K.S.,
You're right; what most people mean when they say "successfully continue the takeoff" includes a bunch of things, including achieving the required altitude by the departure end, required climb gradients, etc. Depending on the airplane, there can be lots of assumed things... "#1 windmilling on NTS, other 3 engines at takeoff power, gear down, flaps in takeoff position, 5 degrees of bank away from the dead engine, gear retraction initiated within 3 seconds, feathering the dead engine initiated within 6 seconds, 35' by departure end of runway, etc etc etc ad infinitum." A takeoff in a flat area might be considered "successful" even if you didn't quite make 35' above the departure end, but the engineering data uses that as the starting point, since departure procedures use that as the basis for obstacle clearance.
There is one instance which can occur where "balanced field" actually is a player: "how much weight can you take out of here?" Under certain circumstances, the answer will put you at exactly balanced field -- you can stop the airplane no faster than your V1, and you can successfully fly the airplane (minus an engine, with all the "assumed" things above) no sooner than V1. You have exactly balanced field, and they load up the airplane to exactly that weight.
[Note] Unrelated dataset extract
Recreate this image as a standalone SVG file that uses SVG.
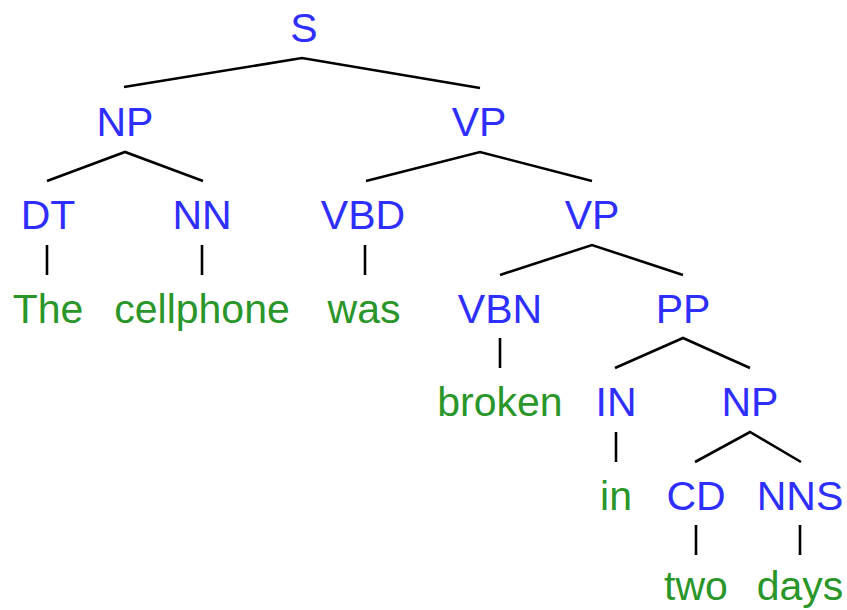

Any more weight & you'd have the dead zone of no option if you lose an engine between X and Y airspeed.
There are plenty of other times, though, when you aren't runway limited. Perhaps you are climb limited -- you have plenty of runway to stop or to go, but above some particular weight you can't clear the obstacles minus an engine. In that case, balanced field won't be much of a player.
Or perhaps the conditions at your landing field limit your max takeoff weight to something well below what would give you a balanced field, and so you don't have to perfectly reproduce what the test pilots did in order to survive an engine failure at V1. That's frequently the case if your max landing weight (for normal ops) is significantly below your max T/O weight.